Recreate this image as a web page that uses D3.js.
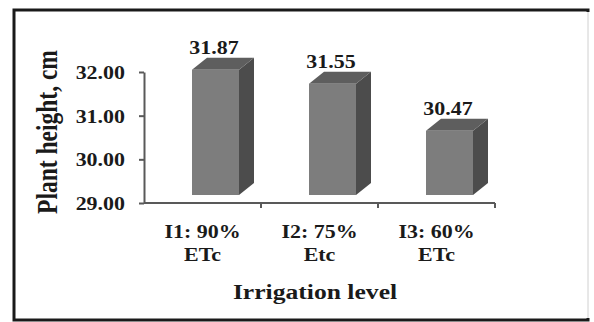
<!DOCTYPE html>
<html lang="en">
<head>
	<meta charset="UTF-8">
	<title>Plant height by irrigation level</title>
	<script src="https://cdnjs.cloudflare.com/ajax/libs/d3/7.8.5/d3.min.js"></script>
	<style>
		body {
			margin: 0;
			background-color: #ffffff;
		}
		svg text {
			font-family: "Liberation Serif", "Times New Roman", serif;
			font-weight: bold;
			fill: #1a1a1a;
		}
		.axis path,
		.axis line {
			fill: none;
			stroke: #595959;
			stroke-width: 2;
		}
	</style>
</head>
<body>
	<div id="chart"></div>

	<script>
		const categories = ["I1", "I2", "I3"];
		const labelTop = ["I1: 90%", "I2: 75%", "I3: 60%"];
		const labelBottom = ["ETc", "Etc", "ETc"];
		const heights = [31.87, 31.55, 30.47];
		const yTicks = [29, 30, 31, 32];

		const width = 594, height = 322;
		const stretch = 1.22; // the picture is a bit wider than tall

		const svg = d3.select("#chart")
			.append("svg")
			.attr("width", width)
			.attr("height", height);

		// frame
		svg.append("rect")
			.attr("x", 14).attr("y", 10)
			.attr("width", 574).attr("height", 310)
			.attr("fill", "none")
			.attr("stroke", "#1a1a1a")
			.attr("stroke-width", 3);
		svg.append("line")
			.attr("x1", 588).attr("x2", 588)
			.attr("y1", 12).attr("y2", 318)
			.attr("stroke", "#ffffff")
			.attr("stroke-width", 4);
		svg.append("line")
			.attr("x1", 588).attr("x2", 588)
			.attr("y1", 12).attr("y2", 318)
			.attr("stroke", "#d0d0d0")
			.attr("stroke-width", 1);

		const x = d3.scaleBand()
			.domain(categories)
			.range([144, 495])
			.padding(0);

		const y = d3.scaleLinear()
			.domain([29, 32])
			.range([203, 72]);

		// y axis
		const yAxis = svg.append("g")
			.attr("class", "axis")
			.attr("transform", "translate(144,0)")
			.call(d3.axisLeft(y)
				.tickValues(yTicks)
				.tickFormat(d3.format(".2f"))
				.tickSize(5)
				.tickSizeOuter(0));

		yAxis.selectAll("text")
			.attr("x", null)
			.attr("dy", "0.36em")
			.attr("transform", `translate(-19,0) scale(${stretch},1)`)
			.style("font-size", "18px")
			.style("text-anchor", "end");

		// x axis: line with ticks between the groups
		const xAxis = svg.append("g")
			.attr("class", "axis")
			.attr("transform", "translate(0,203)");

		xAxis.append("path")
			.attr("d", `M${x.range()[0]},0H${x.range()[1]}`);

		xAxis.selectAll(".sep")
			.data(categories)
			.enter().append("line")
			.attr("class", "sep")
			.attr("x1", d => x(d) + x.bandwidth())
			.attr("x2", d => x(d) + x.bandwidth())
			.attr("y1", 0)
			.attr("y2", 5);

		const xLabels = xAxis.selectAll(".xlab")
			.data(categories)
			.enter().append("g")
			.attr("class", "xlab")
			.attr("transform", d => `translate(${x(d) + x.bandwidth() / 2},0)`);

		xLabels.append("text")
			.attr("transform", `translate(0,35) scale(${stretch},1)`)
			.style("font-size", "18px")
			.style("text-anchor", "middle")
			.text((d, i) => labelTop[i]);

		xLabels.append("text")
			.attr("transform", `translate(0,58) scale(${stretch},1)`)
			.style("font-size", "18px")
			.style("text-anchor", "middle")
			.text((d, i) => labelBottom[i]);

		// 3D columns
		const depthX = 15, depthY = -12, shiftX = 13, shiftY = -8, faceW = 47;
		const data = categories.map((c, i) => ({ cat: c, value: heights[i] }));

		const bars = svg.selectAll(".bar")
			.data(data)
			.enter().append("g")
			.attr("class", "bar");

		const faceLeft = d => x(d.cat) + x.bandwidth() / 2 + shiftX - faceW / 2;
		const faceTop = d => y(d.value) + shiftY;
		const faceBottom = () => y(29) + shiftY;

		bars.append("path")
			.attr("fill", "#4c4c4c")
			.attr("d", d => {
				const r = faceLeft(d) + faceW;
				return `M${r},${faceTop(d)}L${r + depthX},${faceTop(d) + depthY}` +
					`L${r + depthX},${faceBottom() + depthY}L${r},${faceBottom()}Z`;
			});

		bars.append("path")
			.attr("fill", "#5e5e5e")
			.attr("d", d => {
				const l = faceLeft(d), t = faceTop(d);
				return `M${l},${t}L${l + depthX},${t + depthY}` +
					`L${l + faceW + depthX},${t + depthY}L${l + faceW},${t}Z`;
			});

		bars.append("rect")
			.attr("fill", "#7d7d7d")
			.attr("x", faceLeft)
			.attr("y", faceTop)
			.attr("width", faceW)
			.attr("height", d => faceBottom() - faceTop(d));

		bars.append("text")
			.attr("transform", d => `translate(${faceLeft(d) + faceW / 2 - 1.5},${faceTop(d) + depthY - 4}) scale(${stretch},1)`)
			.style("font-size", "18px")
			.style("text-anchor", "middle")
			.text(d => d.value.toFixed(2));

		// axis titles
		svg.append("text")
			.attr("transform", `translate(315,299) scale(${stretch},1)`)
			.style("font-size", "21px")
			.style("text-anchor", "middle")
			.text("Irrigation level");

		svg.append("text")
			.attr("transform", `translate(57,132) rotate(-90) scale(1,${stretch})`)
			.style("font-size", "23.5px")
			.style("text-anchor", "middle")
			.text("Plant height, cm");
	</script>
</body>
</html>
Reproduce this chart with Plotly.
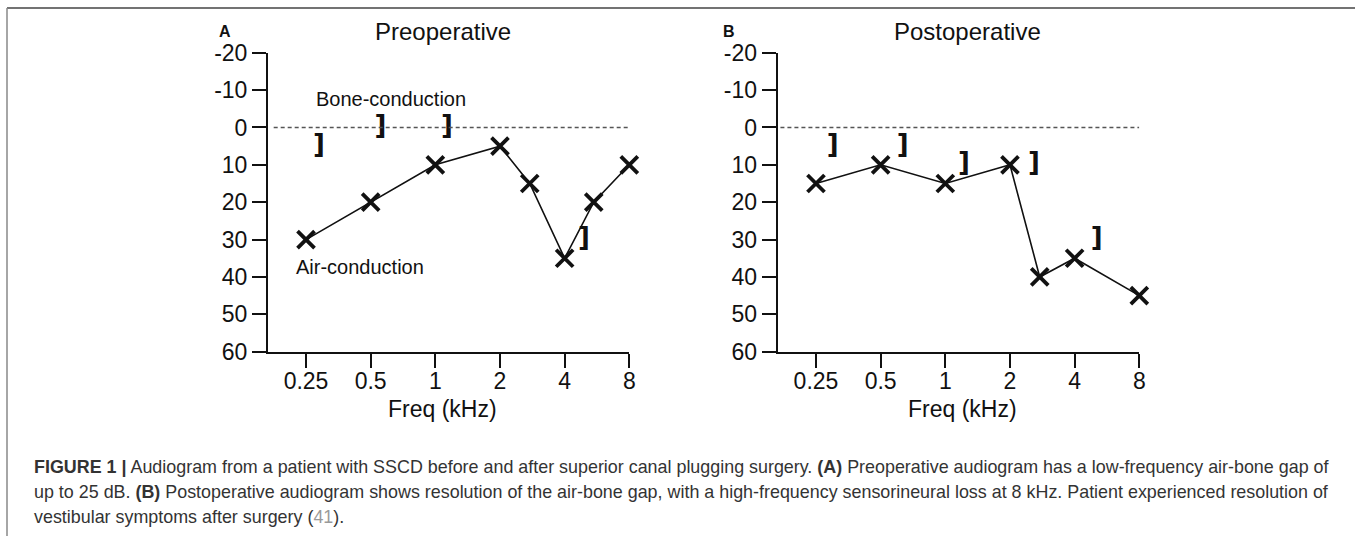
========
EXERCISE GOAL
State how many lines in the records above contain the word "chart", and give only that number.

EXERCISE OUTPUT
3